Many persons are opposed to The Jamaican Bar Association’s (JAMBAR’s) stance in response to attorneys-at-law being assigned the status of designated non-financial institutions (DNFI), in accordance with the Proceeds of Crime Act (POCA). For some persons, that view may be the result of a misunderstanding of the issues that are at the heart of JAMBAR’s assertion that the POCA regime, as it affected attorneys-at-law, was unconstitutional.
Admittedly, I was not merely an observer in the case of JAMBAR v The Attorney General and another , JMCA Civ 37, which was determined in the Court of Appeal on July 31, 2020, because I am not only a member of JAMBAR, I was also the president between 2016 and 2017. However, thanks to the judgment of the court, the main issues at the heart of the matter were highlighted and addressed, and I can rely on them to explain aspects of the claim.
The enactment of POCA in 2007 and other anti-money laundering and anti-terrorism legislation are part of Jamaica’s response to a global effort to ‘take the profit out of crime’ and prevent criminals from being able to use ill-gotten gains to engage in legitimate transactions. Although all persons are bound by the provisions of POCA, banks and financial institutions were initially the primary focus of the legislation. Later, the scope of the legislation broadened to include professionals, such as real estate agents, accountants and attorneys-at-law, as DNFI or ‘gatekeepers’ in that fight.

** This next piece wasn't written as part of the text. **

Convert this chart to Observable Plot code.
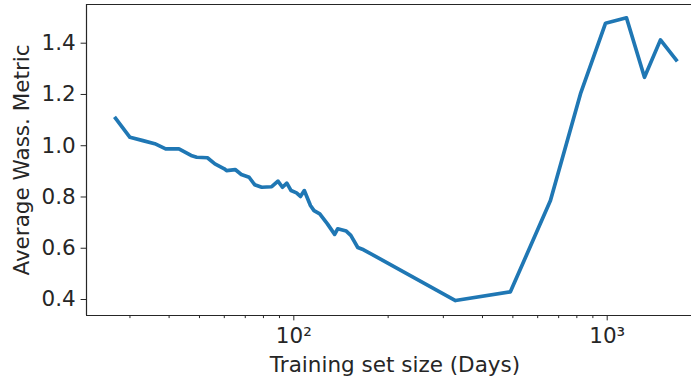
<!DOCTYPE html>
<html>
<head>
<meta charset="utf-8">
<script src="https://cdn.jsdelivr.net/npm/d3@7"></script>
<script src="https://cdn.jsdelivr.net/npm/@observablehq/plot@0.6"></script>
<style>
  html, body { margin: 0; padding: 0; background: #fff; overflow: hidden; }
  svg { overflow: hidden; }
</style>
</head>
<body>
<div id="chart"></div>
<script>
// Training set size in days and the average Wasserstein metric at each size
const days = [27, 30, 33, 36, 39, 43, 47, 49, 53, 56, 60, 61, 65, 68, 72, 75, 79, 85, 89, 92, 95, 98,
  102, 105, 108, 113, 116, 121, 128, 135, 138, 147, 152, 160, 167, 328, 491, 659, 822, 988, 1152, 1315, 1479, 1660];
const wass = [1.107, 1.033, 1.020, 1.008, 0.988, 0.988, 0.962, 0.955, 0.953, 0.929, 0.910, 0.903, 0.907, 0.888,
  0.877, 0.848, 0.838, 0.840, 0.862, 0.838, 0.854, 0.825, 0.816, 0.802, 0.825, 0.767, 0.747, 0.734, 0.695,
  0.654, 0.676, 0.667, 0.650, 0.603, 0.594, 0.396, 0.430, 0.786, 1.203, 1.478, 1.499, 1.267, 1.413, 1.335];

// Axis ticks and labels
const yTicks = [0.4, 0.6, 0.8, 1.0, 1.2, 1.4];
const xMajor = [100, 1000];
const xMajorLabels = ["10²", "10³"];
const xMinor = [30, 40, 50, 60, 70, 80, 90, 200, 300, 400, 500, 600, 700, 800, 900];
const xLabel = "Training set size (Days)";
const yLabel = "Average Wass. Metric";

const xDomain = [21.8, 2029];
const yDomain = [0.3376, 1.551];

const rows = days.map((d, i) => ({day: d, metric: wass[i]}));

const ink = "#262626";
const fs = 21.5;

const chart = Plot.plot({
  width: 691,
  height: 382,
  marginLeft: 86,
  marginRight: 0,
  marginTop: 4,
  marginBottom: 67,
  style: {fontFamily: "'DejaVu Sans', sans-serif", fontSize: fs + "px", color: ink, background: "#fff"},
  x: {type: "log", domain: xDomain, range: [86, 703]},
  y: {domain: yDomain},
  marks: [
    // spines: left, top, bottom
    Plot.ruleX([xDomain[0]], {stroke: ink, strokeWidth: 1.2}),
    Plot.ruleY(yDomain, {stroke: ink, strokeWidth: 1.2}),
    Plot.axisY({ticks: yTicks, tickSize: 5.4, tickPadding: 5.4, tickFormat: d => d.toFixed(1),
      label: null, fontSize: fs, stroke: ink, fill: ink}),
    Plot.axisX({ticks: xMajor, tickSize: 5.4, tickPadding: 7, tickFormat: d => xMajorLabels[xMajor.indexOf(d)],
      label: null, fontSize: fs, stroke: ink, fill: ink}),
    Plot.axisX({ticks: xMinor, tickSize: 3.1, tickFormat: () => "", label: null, stroke: ink}),
    Plot.line(rows, {x: "day", y: "metric", stroke: "#1f77b4", strokeWidth: 3.7,
      strokeLinejoin: "round", strokeLinecap: "square"}),
    Plot.text([xLabel], {frameAnchor: "bottom", dx: 6, dy: 41.7, lineAnchor: "top",
      fontSize: fs, fill: ink}),
    Plot.text([yLabel], {frameAnchor: "left", dx: -64.4, rotate: -90, lineAnchor: "middle",
      textAnchor: "middle", fontSize: fs, fill: ink})
  ]
});

document.getElementById("chart").appendChild(chart);
</script>
</body>
</html>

Attorneys-at-law became DNFI in 2013, and with that status came requirements in specified activities (such as real estate transactions) “to collect and store certain information from their clients; keep records of transactions; and to disclose certain relevant information to the appropriate authorities as prescribed under the POCA”. This designation also led to the amendment of the Legal Profession Act to compel all attorneys-at-law to file certain annual declarations with the General Legal Council (GLC) to disclose their clients’ activities. The GLC’s role as the regulator of the legal profession was thereby expanded to include the monitoring of the activities of attorneys-at-law under the POCA regime. The GLC issued guidelines in that regard.
JAMBAR’s complaints included assertions that the regime, including the designation of attorneys-at-law as DNFI, is unconstitutional. Perhaps even more importantly, JAMBAR asked the court not to allow legal professional privilege — which is the principle that gives clients the assurance that they can freely share information with their attorneys-at-law, knowing that the information will be kept in confidence — to be eroded by the POCA regime. In other words, JAMBAR argued (among other things) that, by requiring attorneys-at-law to make reports that their clients’ transactions are suspicious, the POCA regime would be in conflict with the trust and confidence that must exist in an attorney-client relationship.
In response to the claim, the Government emphasised the need for Jamaica to comply with its various international obligations in the fight against financial crimes and avoid being being “deemed to be a risk to the international financial system”. It was argued that the country’s financial institutions could encounter challenges in trying to operate and/or engage in cross-border transactions, and investor confidence could be affected. It was also pointed out that attorneys-at-law, “based on their interactions with individuals and their activities in treating with client funds under their control, are at an elevated risk of being vulnerable to being used as ‘conduits’ of money laundering”. The GLC supported the Government’s position by stating that the guidelines preserve legal professional privilege [LPP].
Although in its 270-page ruling, the Court of Appeal concluded that the order made in 2013, which made attorneys-at-law DNFI, does not infringe the Constitution, it made the following finding:
“What is unconstitutional . . . are some of the various mechanisms of the legislative scheme devised to achieve the legislative objective in relation to attorneys-at-law. These measures are not carefully designed to prevent the infringement of the important Charter [of Rights and Fundamental Freedoms] rights of privacy and liberty of attorneys-at-law and/or their clients. More than anything else, there are some provisions of the regime that have not, sufficiently and effectively, protected LPP, which has not been overridden by Parliament.”
To be clear, the court confirmed that attorneys-at-law are still bound by aspects of the regime that were not deemed to be unconstitutional, and the GLC still has the right to issue directives and guidance for the benefit of regulated attorneys-at-law in fulfilment of their role as the regulated authority. Ultimately, the court reminded the parties that they are at liberty “to enter into dialogue to clearly establish those obligations that are to be complied with for the guidance of attorneys-at-law, to ensure their compliance with the [anti-money laundering and CFT] measures that apply to them”.
As I have done privately on many occasions, I now publicly encourage the relevant parties to have urgent and meaningful dialogue to find a workable solution that fulfils Jamaica’s global obligations in the fight against financial crimes and terrorism, while ensuring that the sacred rights enshrined in the Constitution are protected.